Requirements:
Retype exactly the lines from the first one through the line with "import plotly.graph_objects as go", including both ends; skip any pictures.
══════════
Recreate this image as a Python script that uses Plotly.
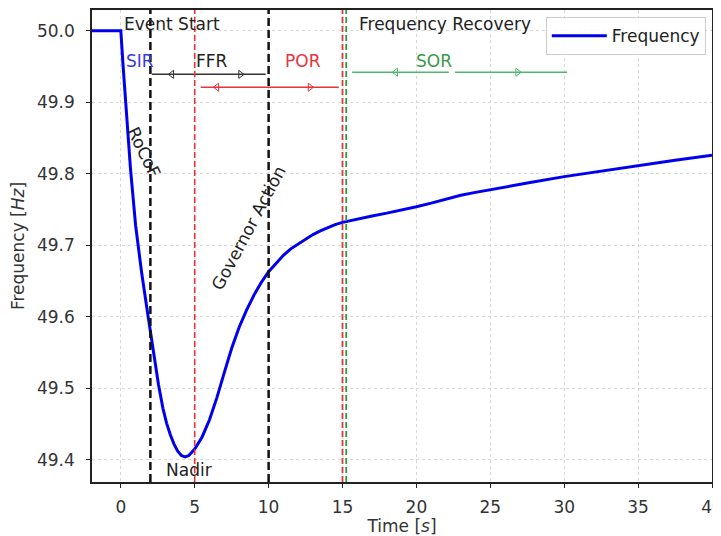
import plotly.graph_objects as go

# ---- data ----
time_s = [-2, 0, 0.15, 0.3, 0.65, 1.0, 1.4, 1.85, 2.2, 2.55, 2.85, 3.1, 3.35, 3.6, 3.85,
          4.1, 4.35, 4.6, 5.0, 5.5, 6.0, 6.5, 7.0, 7.5, 8.0, 8.5, 9.0, 9.5, 10.0,
          10.5, 11.0, 11.5, 12.0, 12.5, 13.0, 13.5, 14.0, 14.5, 15.0, 16, 17, 18, 19,
          20, 21, 22, 23, 24, 25, 27.5, 30, 32.5, 35, 37.5, 40]
freq_hz = [50.0, 50.0, 49.952, 49.906, 49.808, 49.728, 49.663, 49.6, 49.55, 49.505,
           49.472, 49.451, 49.435, 49.422, 49.412, 49.406, 49.404, 49.406, 49.415,
           49.432, 49.456, 49.487, 49.522, 49.556, 49.585, 49.609, 49.63, 49.648,
           49.663, 49.675, 49.686, 49.695, 49.702, 49.709, 49.715, 49.72, 49.725,
           49.729, 49.732, 49.737, 49.741, 49.745, 49.749, 49.754, 49.759, 49.765,
           49.77, 49.774, 49.778, 49.787, 49.796, 49.804, 49.812, 49.819, 49.826]

vline_x = [2, 5, 10, 15, 15.25]
vline_color = ["#111111", "#e8333a", "#111111", "#e8333a", "#2e9a3e"]
vline_width = [2.5, 1.6, 2.5, 1.8, 1.8]
vline_dash = ["8px,4px", "6px,3px", "8px,4px", "6px,3px", "6px,3px"]

seg_x0 = [2.1, 5.4, 15.65, 22.6]
seg_x1 = [9.8, 14.75, 22.2, 30.2]
seg_y = [49.939, 49.921, 49.942, 49.942]
seg_color = ["#333333", "#e8333a", "#4cb870", "#4cb870"]
head_left_x = [3.45, 6.5, 18.6]
head_right_x = [8.1, 12.8, 26.85]
head_y = [49.939, 49.921, 49.942]
head_color = ["#333333", "#e8333a", "#4cb870"]

label_text = ["Event Start", "Frequency Recovery", "SIR", "FFR", "POR", "SOR", "Nadir"]
label_x = [0.1, 16.0, 0.2, 4.95, 10.95, 19.85, 2.95]
label_y = [50.009, 50.009, 49.957, 49.958, 49.958, 49.957, 49.386]
label_color = ["#222222", "#222222", "#3a3ae0", "#222222", "#e8333a", "#3a9a4a", "#222222"]

rot_text = ["RoCoF", "Governor Action"]
rot_x = [1.55, 8.65]
rot_y = [49.83, 49.724]
rot_angle = [64, -62]

FS = 17

fig = go.Figure()
fig.add_trace(go.Scatter(x=time_s, y=freq_hz, mode="lines", name="Frequency",
                         line=dict(color="#0000ee", width=3)))

for x0, x1, y, c in zip(seg_x0, seg_x1, seg_y, seg_color):
    fig.add_shape(type="line", x0=x0, x1=x1, y0=y, y1=y, xref="x", yref="y",
                  line=dict(color=c, width=1.5))
for hl, hr, hy, c in zip(head_left_x, head_right_x, head_y, head_color):
    fig.add_trace(go.Scatter(x=[hl], y=[hy], mode="markers", showlegend=False, hoverinfo="skip",
                             marker=dict(symbol="triangle-left-open", size=7, color=c,
                                         line=dict(width=1, color=c))))
    fig.add_trace(go.Scatter(x=[hr], y=[hy], mode="markers", showlegend=False, hoverinfo="skip",
                             marker=dict(symbol="triangle-right-open", size=7, color=c,
                                         line=dict(width=1, color=c))))

for x, c, w, d in zip(vline_x, vline_color, vline_width, vline_dash):
    fig.add_shape(type="line", x0=x, x1=x, y0=0, y1=1, xref="x", yref="paper",
                  line=dict(color=c, width=w, dash=d))

for t, x, y, c in zip(label_text, label_x, label_y, label_color):
    fig.add_annotation(x=x, y=y, text=t, showarrow=False, xanchor="left", yanchor="middle",
                       font=dict(size=FS, color=c))
for t, x, y, a in zip(rot_text, rot_x, rot_y, rot_angle):
    fig.add_annotation(x=x, y=y, text=t, showarrow=False, textangle=a,
                       font=dict(size=FS, color="#222222"))

axis_common = dict(showline=True, linecolor="#222222", linewidth=1.5, mirror=True,
                   ticks="outside", ticklen=4, tickcolor="#222222",
                   showgrid=True, gridcolor="#d8d8d8", griddash="dot", gridwidth=1,
                   zeroline=False, tickfont=dict(size=FS, color="#333333"),
                   automargin=False, ticklabeloverflow="allow")
fig.update_xaxes(range=[-1.95, 40], tickvals=[0, 5, 10, 15, 20, 25, 30, 35, 40],
                 ticklabelstandoff=5,
                 title=dict(text="Time [<i>s</i>]", font=dict(size=FS, color="#333333"), standoff=4),
                 **axis_common)
fig.update_yaxes(range=[49.369, 50.029], tickvals=[49.4, 49.5, 49.6, 49.7, 49.8, 49.9, 50.0],
                 tickformat=".1f", ticklabelstandoff=8,
                 title=dict(text="Frequency [<i>Hz</i>]", font=dict(size=FS, color="#333333"), standoff=10),
                 **axis_common)

# page body has an 8px margin, so the figure is sized/offset to match the target window
fig.update_layout(
    width=713, height=528,
    margin=dict(l=84, r=9, t=2, b=54),
    paper_bgcolor="white", plot_bgcolor="white",
    font=dict(family="DejaVu Sans", size=FS, color="#333333"),
    legend=dict(x=0.99, y=0.985, xanchor="right", yanchor="top", itemwidth=55,
                bgcolor="rgba(255,255,255,0.85)", bordercolor="#cccccc", borderwidth=1,
                font=dict(size=FS, color="#222222")),
)

fig.write_html("out.html")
══════════
Expected output:
Recreate this image as a Python script that uses Plotly.
import plotly.graph_objects as go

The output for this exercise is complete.